Stepping Out of Your Comfort Zone: Writing in a Second Genre
Writing is a difficult, at times terrifying but also liberating, activity. It takes years of writing in one genre before it ultimately becomes second nature to you. The most important tool any writer can develop is their voice. And throughout the years as you mature as an individual, your voice will change and evolve along with you. I look back on poems and essays I wrote more than a decade ago and see the person I no longer am and it is like looking at an artifact. Some pieces are easy for me to identify: the who, what, or why that drove me to put pen to paper. Others I can barely remember writing and certainly can’t summon the reason or emotion behind the work. All of this points, for me at least, to a maturing mind, or rather an expanding consciousness and vision of myself and the world that is no longer enclosed, no longer dominated entirely by my emotions or by what has unfortunately been called “intellectual masturbation.”
As I get older, I find myself writing less poetry and more essays, and in writing for my blog I write less critical, academic texts and more practical, reader-friendly pieces for writers and those interested in literature.

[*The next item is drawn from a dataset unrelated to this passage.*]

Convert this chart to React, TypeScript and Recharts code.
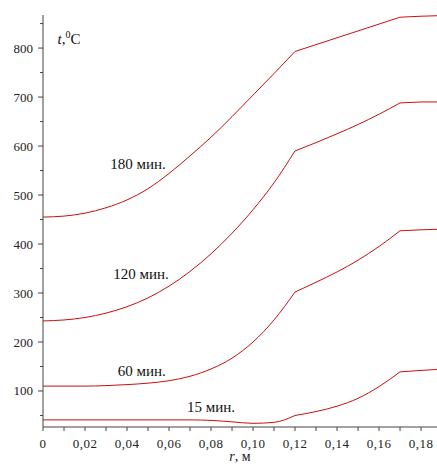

As we get older I believe we find that our original dreams and goals transform, whether of our own volition or otherwise, and as writers, our goals and purposes change as well, most likely reflecting the metamorphoses of our identities. Two decades ago I was teaching as an adjunct professor and dreamed of obtaining a PhD so I could teach literature full-time and write on the side, particularly in the summers, during which I could write poetry, put together a collection for publication, and write papers for journals in my endeavor toward achieving tenure. But this did not come to be. This was my dream, my goal, not my fate. Clearly, my purpose is other than to teach within the confines of a classroom.
Seeing as I could not fulfill this dream, I turned to writing critical essays that did not involve detailed research, and that any reader with a background and interest in art, literature, philosophy, spirituality and religion, could read without being bored to tears or death. My work became less grounded in the literary critical language of academia and more focused on exploring ideas I was interested in. While I did this, I continued to write poetry, a poetry that became more philosophical, more romantic, at times even vulnerable and erotic, all in an effort to express myself without the young adult angst and emotional overload that clearly mars what remains of my work from my early twenties.
But for quite a while now I have been battling with myself, recognizing but not yet fully accepting the fact that as I am getting older I need time away from both genres, realizing that the essays I write do not reflect anything more than my interest in a certain subject and my perspective on it. These essays engage and depict only my mind, the intellectual side of me.
As for the poetry, which has played witness to a more personal side of myself, it has become what all poetry strives to be—art. When one writes poetry, one willfully, consciously crafts a sculpture of words suspended in time, thus immortalized and removed from the essence, the spirit, that brought it to life, hence its ability, unlike its creator, not to think or feel but to evoke thought and feeling in its readers. The realization that my poetry is not me, but a reflection of me transfigured and exempt from decay, a work of art glowing with artifice and hiding depths only receptive readers will sound, has forced me to begin to accept that it is time to set down the poet’s laurel crown and bloom with my pen in another genre, a genre that reveals me, all of me, without the surface glitter of artificially fashioned language that for me has so long been about performance rather than the clear subjective expression of self. All of which has led me to the point of this post: how uncomfortable but necessary it is to step out of your comfort zone as a writer, or your comfort genre, if you will, and write in a second one, or in my case, a third.
This does not mean you are divorcing yourself from your chosen genre, but engaging with another through which your voice can grow and mature even further, finding a new dimension from which to speak, which in turn will, one hopes, recharge your voice in your primary genre. Learning to write in and practicing the art and craft of writing in a second genre will open your mind and show you another side of yourself because the voice you use to write with will be vastly different from the voice you’ve been using for years in your first genre.
As I see it, it comes down to two truths: there is a multiplicity of things one wishes to say, worlds to plumb and discover within, that cannot be said or uncovered in the boundaries of one genre alone, thus we move between genres to find in which one(s) our needs and desires as writers can be better served and more successfully fulfilled. The second truth is that as writers, if we are not writing autobiography, memoir, or thinly veiled autobiographical fiction, we are writing in genres that do not necessarily expose our personal identities; we do not present ourselves, our lives, to our readers in these genres, since that is not their purpose. And at times these two truths collide and weave together as they have begun to do for me.
No one genre is fit or able to adequately and beautifully express everything we think or feel, and often our own personal story has to be told, so we move from fiction or poetry to memoir (as I have begun to), because in it we see value and meaning that we want to share with others, and because in yielding to the vocation of being a writer we all too often forget ourselves in service of the art of writing, in service of the goal of sharing with others what we have been called upon by the divine or the muses to give to the world. In a word, a periodic return to ourselves in autobiographical writing can be beneficial not just for our mental and emotion well-being but also for our voice as writers and what we write.